C’est la consécration pour cette jeune femme Africaine qui arrive à se démarquer dans un monde dominé par des hommes blancs d’un certain âge. Ce film participe aux efforts de la jeune femme de se réapproprier sa culture sénégalaise à travers le 7éme art. “J’ai ressenti le besoin de retourner à Dakar et d’utiliser le cinéma comme un outil de réappropriation de mes origines noires. Je voulais remonter le fil de ma propre histoire, que je connaissais très mal finalement.” Née à Paris d’une mère Française, Mati est la fille du musicien Wasis Diop et la nièce du cinéaste Djibril Diop Mambety.
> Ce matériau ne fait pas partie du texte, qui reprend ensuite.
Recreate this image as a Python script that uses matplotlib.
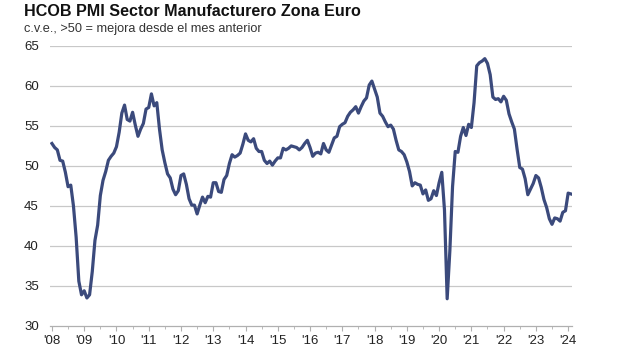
import matplotlib
matplotlib.use('Agg')
import matplotlib.pyplot as plt
import numpy as np

plt.rcParams['font.family'] = ['Liberation Sans', 'DejaVu Sans']

# monthly PMI, Jan 2008 .. Feb 2024
pmi = [
    52.8, 52.3, 52.0, 50.7, 50.6, 49.2, 47.4, 47.6, 45.0, 41.1, 35.6, 33.9,
    34.4, 33.5, 33.9, 36.8, 40.7, 42.6, 46.3, 48.2, 49.3, 50.7, 51.2, 51.6,
    52.4, 54.2, 56.6, 57.6, 55.8, 55.6, 56.7, 55.1, 53.7, 54.6, 55.3, 57.1,
    57.3, 59.0, 57.5, 57.9, 54.6, 52.0, 50.4, 49.0, 48.5, 47.1, 46.4, 46.9,
    48.8, 49.0, 47.7, 45.9, 45.1, 45.1, 44.0, 45.1, 46.1, 45.4, 46.2, 46.1,
    47.9, 47.9, 46.8, 46.7, 48.3, 48.8, 50.3, 51.4, 51.1, 51.3, 51.6, 52.7,
    54.0, 53.2, 53.0, 53.4, 52.2, 51.8, 51.8, 50.7, 50.3, 50.6, 50.1, 50.6,
    51.0, 51.0, 52.2, 52.0, 52.2, 52.5, 52.4, 52.3, 52.0, 52.3, 52.8, 53.2,
    52.3, 51.2, 51.6, 51.7, 51.5, 52.8, 52.0, 51.7, 52.6, 53.5, 53.7, 54.9,
    55.2, 55.4, 56.2, 56.7, 57.0, 57.4, 56.6, 57.4, 58.1, 58.5, 60.1, 60.6,
    59.6, 58.6, 56.6, 56.2, 55.5, 54.9, 55.1, 54.6, 53.2, 52.0, 51.8, 51.4,
    50.5, 49.3, 47.5, 47.9, 47.7, 47.6, 46.5, 47.0, 45.7, 45.9, 46.9, 46.3,
    47.9, 49.2, 44.5, 33.4, 39.4, 47.4, 51.8, 51.7, 53.7, 54.8, 53.8, 55.2,
    54.8, 57.9, 62.5, 62.9, 63.1, 63.4, 62.8, 61.4, 58.6, 58.3, 58.4, 58.0,
    58.7, 58.2, 56.5, 55.5, 54.6, 52.1, 49.8, 49.6, 48.4, 46.4, 47.1, 47.8,
    48.8, 48.5, 47.3, 45.8, 44.8, 43.4, 42.7, 43.5, 43.4, 43.1, 44.2, 44.4,
    46.6, 46.5,
]
start_year = 2008
years = list(range(2008, 2025))
year_labels = ["'%02d" % (y % 100) for y in years]
yticks = [30, 35, 40, 45, 50, 55, 60, 65]

t = start_year + np.arange(len(pmi)) / 12.0

fig = plt.figure(figsize=(6.37, 3.5), dpi=100)
ax = fig.add_axes([0.0785, 0.0686, 0.8195, 0.8004])

for y in yticks[1:]:
    ax.axhline(y, color='#c8c8c8', lw=0.9, zorder=1)

ax.plot(t, pmi, color='#3b4a7c', lw=2.3, zorder=3, solid_joinstyle='round')

ax.set_xlim(2007.94, 2024.12)
ax.set_ylim(30, 65)
ax.set_yticks(yticks)
ax.set_xticks(years)
ax.set_xticklabels(year_labels)
ax.set_xticks(np.arange(2008.5, 2024, 1.0), minor=True)

for s in ['top', 'right', 'left']:
    ax.spines[s].set_visible(False)
ax.spines['bottom'].set_color('#b0b0b0')
ax.spines['bottom'].set_linewidth(0.9)

ax.tick_params(axis='y', length=0, labelsize=9.5, pad=8, colors='#222222')
ax.tick_params(axis='x', which='major', length=3.5, color='#b0b0b0', labelsize=9.5,
               pad=3, labelcolor='#222222', direction='out')
ax.tick_params(axis='x', which='minor', length=2.5, color='#b0b0b0', direction='out')

fig.text(0.038, 0.966, 'HCOB PMI Sector Manufacturero Zona Euro', fontsize=11.6,
         fontweight='bold', color='#111111', va='center')
fig.text(0.038, 0.917, 'c.v.e., >50 = mejora desde el mes anterior', fontsize=9.2,
         color='#333333', va='center')

fig.savefig('out.png', dpi=100)
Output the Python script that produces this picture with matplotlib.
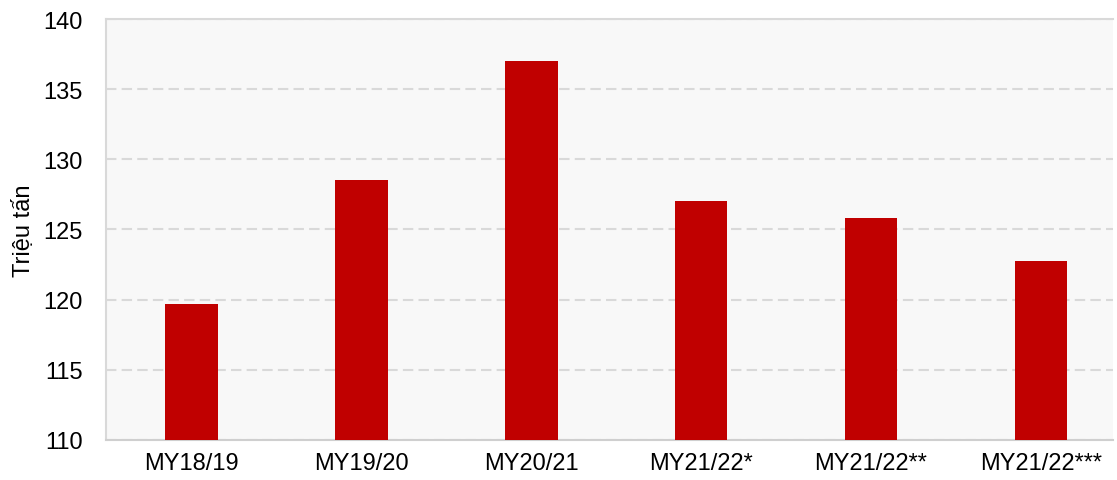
import matplotlib.pyplot as plt

plt.rcParams['font.family'] = ['Liberation Sans', 'DejaVu Sans']

seasons = ['MY18/19', 'MY19/20', 'MY20/21', 'MY21/22*', 'MY21/22**', 'MY21/22***']
output = [119.7, 128.5, 137.0, 127.0, 125.8, 122.75]

fig = plt.figure(figsize=(11.17, 4.81), dpi=100)
ax = fig.add_axes([0.0953, 0.0832, 0.9011, 0.8752])
ax.set_facecolor('#f8f8f8')

ax.bar(range(len(seasons)), output, width=0.31, color='#c00000', zorder=3)

ax.set_ylim(110, 140)
ax.set_xlim(-0.5, 5.424)
ax.set_yticks(range(110, 141, 5))
ax.set_xticks(range(len(seasons)))
ax.set_xticklabels(seasons)
ax.tick_params(length=0, labelsize=17, colors='#000000', pad=9)
ax.tick_params(axis='y', pad=17)

ax.yaxis.grid(True, linestyle=(0, (5, 2.5)), color='#d9d9d9', linewidth=1.5, zorder=0)
ax.set_axisbelow(True)

for s in ['top', 'left', 'bottom']:
    ax.spines[s].set_color('#d9d9d9')
    ax.spines[s].set_linewidth(1.5)
ax.spines['bottom'].set_color('#cfcfcf')
ax.spines['right'].set_visible(False)

ax.set_ylabel('Triệu tấn', fontsize=17, labelpad=6)

fig.savefig('out.png', dpi=100)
D’ailleurs, c’est à l’occasion du 10éme anniversaire du décès de son oncle qu’elle revient à Dakar pour tourner un film documentaire sur Touki Bouki, l’une des œuvres majeures de Mambéty. Issue d’une famille d’artistes, elle s’est assez tôt intéressée à l’art et au cinéma. Toutefois pour celle qui avoue avoir une phobie de l’école, il n’était pas question d’intégrer une école de cinéma. Elle apprit donc le métier en autodidacte. « Je ne souhaitais pas intégrer une école de cinéma. J’avais besoin de liberté, d’apprendre à faire les films en les faisant. ». À travers cette histoire on voit que l’apprentissage peut aussi se faire sur le terrain, hors des murs d’une institution. Le seul ingrédient indispensable au succès semble être la passion qui pousse à la discipline et au don de soi.